The acquisition also sends a competitor signal. Smaller players lacking deep capital or custodial expertise face existential pressure. Those unable to pivot to niche services or specialized compliance models may become acquisition targets or exit the market. Meanwhile, SBI’s focus on custody—a high-margin, regulated service—hints at a broader shift: crypto’s future in Japan will be defined by institutional-grade infrastructure, not retail trading volume.
Crucially, this deal does not prove profitability is irrelevant. Instead, it highlights that in regulated markets, capital allocation must first address regulatory and operational barriers to scale. SBI’s bet is that Japan’s crypto sector will resemble traditional finance: concentrated, compliant, and dominated by firms with the balance sheets to navigate complexity.
Operational Compliance Costs: A Structural Barrier: Japan’s revised regulations mandate exchanges to hold 100% of customer funds in cold storage—a requirement that forces operators to invest in secure, offline infrastructure. For smaller players, this can consume 15-20% of annual revenue, according to a 2023 survey by the Japan Virtual Currency Exchange Association (JVCEA). Bitbank’s reported operating losses likely stem from such fixed costs, which SBI can offset through economies of scale. The regulatory push for real-time transaction monitoring systems further strains margins, as compliance software licenses alone cost mid-sized exchanges upwards of $500,000 annually.
Market Share Dynamics: Custody as the New Battleground: SBI’s Japan Digital Asset Trust now commands 35% of Japan’s institutional custody market, per CoinDesk Japan. By absorbing Bitbank’s 1 million retail users, SBI gains a dual revenue stream: retail trading fees subsidize custody operations while custody margins (estimated at 25-30% EBITDA) fund regulatory investments. This hybrid model contrasts with pure-play exchanges like Liquid (acquired by Hong Kong’s BC Group) or Coincheck (owned by Monex), which lack SBI’s banking-sector capital to sustain losses during compliance overhauls.
Integration Challenges: System Synergy vs. Regulatory Scrutiny: Merging Bitbank’s 200+ cryptocurrency pairs with SBI’s existing platform requires reconciling two distinct trading engines. Technical debt from Bitbank’s legacy systems could delay compliance certification for cross-platform services, exposing SBI to fines under Japan’s Payment Services Act. Regulatory filings show the Financial Services Agency (FSA) has rejected 40% of recent system integration proposals from exchanges, citing inadequate audit trails—a risk SBI must mitigate through accelerated code audits.
Competitor Adaptation: Niche Plays and Exit Strategies: Smaller exchanges like GMO Coin and DMM Bitcoin are pivoting to specialized services: GMO now offers crypto-backed loans, while DMM focuses on derivatives trading for institutional clients. Others, such as Zaif (which collapsed in 2018), illustrate the risks of undercapitalization.

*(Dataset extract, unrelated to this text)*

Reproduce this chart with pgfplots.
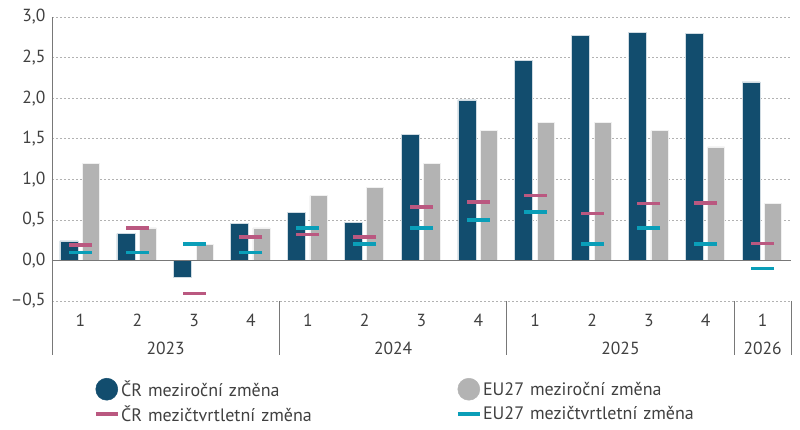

Architect Partners’ analysis reveals that exchanges with less than ¥50 billion ($340 million) in annual revenue face a 70% chance of being acquired or shuttered by 2025, forcing many to seek strategic buyers like SBI or foreign investors.
Global Context: Regulatory-Driven Consolidation Trends: Japan’s trajectory mirrors EU markets post-MiCA regulation, where institutional custody firms like Bitstamp and eToroX have acquired retail-focused platforms. In the U.S., Coinbase’s Deribit acquisition followed similar logic—securing critical liquidity pools while scaling compliance infrastructure. However, Japan’s stricter licensing regime (only 27 approved exchanges vs. 1,000+ in the U.S.) accelerates consolidation, making it a testing ground for global crypto firms seeking to navigate regulated ecosystems.
Long-Term Risks: Over-Reliance on Institutional Demand: SBI’s strategy assumes sustained growth in institutional crypto adoption, a sector still volatile due to macroeconomic uncertainty. If interest from pension funds or corporate treasuries wanes, the custody business could underperform, leaving SBI with underutilized infrastructure. Conversely, overregulation might stifle innovation: Japan’s ban on leveraged trading for retail investors has already reduced trading volumes by 22% since 2022, per JVCEA data.